Thursday 22 February 2018

Unfinished business in Munster driving O'Connor and Clare

Patrick O'Connor is looking for more from hs Clare side. Photo: Diarmuid Greene/Sportsfile
Patrick O'Connor is looking for more from hs Clare side. Photo: Diarmuid Greene/Sportsfile

Jackie Cahill

Patrick O'Connor admits that Clare's recent record in the Munster Championship is unacceptable and "irks" the current group of players.

O'Connor, a member of the Banner's 2013 All-Ireland-winning team, said he would harbour "regret" if he doesn't get to experience big days in the province before the end of his inter-county career.

Team-mate and 2013 Hurler of the Year Tony Kelly recently suggested scrapping the Munster Championship and introducing a Super 8 or Super 10 format.

But Tubber clubman O'Connor, who hopes to return from injury next month, wants Clare to focus instead on improving their performances in the competition.

The Banner County haven't won the Munster title since 1998 and since contesting their last final in 2008, they've won just one of nine matches in the province, against Waterford in 2013.

Clare lost to Cork in the Munster semi-final four years ago but famously regrouped to win the All-Ireland title.

They've struggled since then, however, and O'Connor reflected: "When people talk about 2013, it feels like a lifetime ago. So much has gone in between and we really feel we haven't performed.

"Regardless of accolades or what you win, that's the most disappointing thing.

"The phrase 'come back with your sword, or on it' is applicable.

"If you're beaten by the better team on the day, fair enough, but if you play to your potential, there's a lot of honour in that.

"As a group, we don't feel we've done ourselves justice in big games, particularly in the Munster Championship.

"It irks the group, our record. I've only won one Munster Championship game and I'm seven years at it. It really is a big itch we need to scratch.

"Whatever about myself, when you have people of the calibre of Tony Kelly, Conor McGrath and these guys, and they haven't reached a Munster final, we have a lot of unfinished business."

He added: "From my own personal point of view, having grown up watching Clare teams sell out big stadiums and cauldrons in the Munster Championship matches, I still haven't experienced that and it would be a regret I'd have when I hang up my boots if I didn't experience it.

"We have Limerick first up and that was the number one goal written down when we met this year.

"For the immediate future, that's where my head would be at as regards the Munster Championship. There would be so much regret there if it was abolished now."

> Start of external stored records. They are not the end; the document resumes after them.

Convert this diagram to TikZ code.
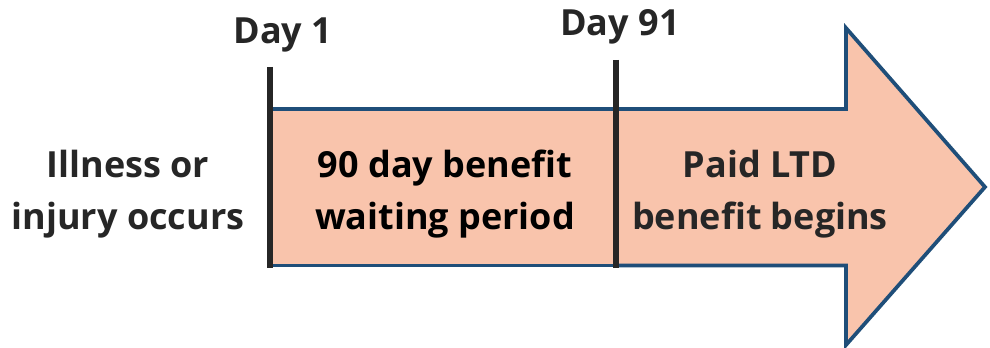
\documentclass[tikz,border=0pt]{standalone}
\usepackage{fontspec}
\setmainfont{Open Sans}
\definecolor{fillc}{HTML}{F9C4AC}
\definecolor{edgec}{HTML}{1F4E79}
\definecolor{txtc}{HTML}{262626}
\tikzset{
  shapebox/.style={fill=fillc,draw=edgec,line width=2.8pt,line join=miter},
  marker/.style={draw=txtc,line width=3.8pt},
  lbl/.style={text=txtc,font=\fontsize{27}{39}\selectfont\bfseries,align=center,inner sep=0pt}
}
\begin{document}
\begin{tikzpicture}[x=0.75pt,y=-0.75pt]
\useasboundingbox (0,0) rectangle (990,348);
\fill[white] (0,0) rectangle (990,348);
\draw[shapebox] (270,109) rectangle (616,265.5);
\draw[shapebox] (616,109) -- (846,109) -- (846,28) -- (985,187) -- (846,345) -- (846,265.5) -- (616,265.5) -- cycle;
\coordinate (a1) at (270,67);
\coordinate (a2) at (270,268);
\coordinate (b1) at (616,60);
\coordinate (b2) at (616,268);
\draw[marker] (a1) -- (a2);
\draw[marker] (b1) -- (b2);
\node[lbl] (d1) at (283,35) {Day 1};
\node[lbl] (d91) at (620,27) {Day 91};
\node[lbl] (ill) at (128,194) {Illness or\\injury occurs};
\node[lbl,text=black] (wait) at (445,194) {90 day benefit\\waiting period};
\node[lbl] (paid) at (760,194) {Paid LTD\\benefit begins};
\end{tikzpicture}
\end{document}
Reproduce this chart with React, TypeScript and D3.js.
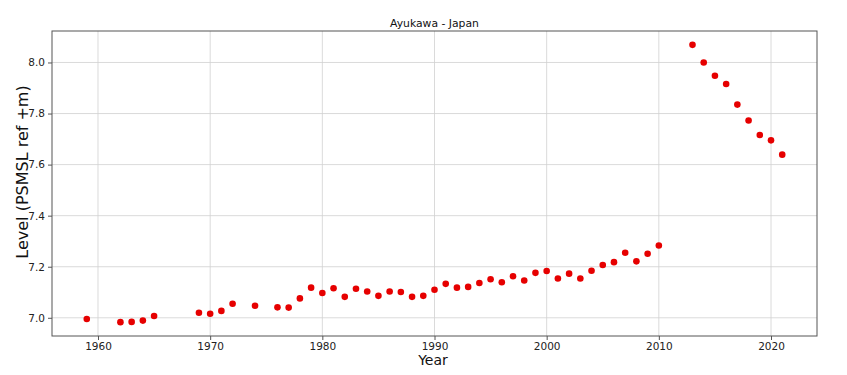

O'Connor, a refreshingly honest character who works with Clare Energy in Shannon, underwent surgery on a shoulder injury last December. Having suffered the effects of wear and tear from previous minor problems, he was left with no alternative but to go under the knife at Santry's sports surgery clinic.

But with the summer looming, and no league hurling under his belt, versatile defender O'Connor, who has also operated at midfield in the past, is anxious to stake a claim sooner rather than later.

tough He said: "I've never had to deal with any real injuries. To be out of the team watching guys playing very well and putting their cases forward is very tough.

"You can feel like you're the forgotten man on match-days. You don't tog and I tend to get out of the dressing room to be honest. You'd feel like a spare part, with nothing really to offer.

"At the start, I was conscious of getting into the dressing room but lads are so in the zone and what you offer to them is meaningless, really."

Next Sunday, Clare welcome Waterford to Cusack Park for a crucial Allianz League Division 1A clash - with a quarter-final spot on offer for the winners.

But O'Connor is also cognisant of Wexford's progress under former manager Davy Fitzgerald, who he believes is "rejuvenated" in his new role.

O'Connor said: "It's hard to express the opinion of the group but Fitzy would often express to us, as a group, how much the Clare job weighed on him.

"You see results going wrong and he took it personally and got stick from the public then.

"One thing we've all seen since he moved to Wexford, you can almost see him enjoying it a bit more, rejuvenated. We're delighted to see that.

"I haven't been speaking to him but seeing him on TV, he seems a little lighter, a little bit more rejuvenated from that point of view."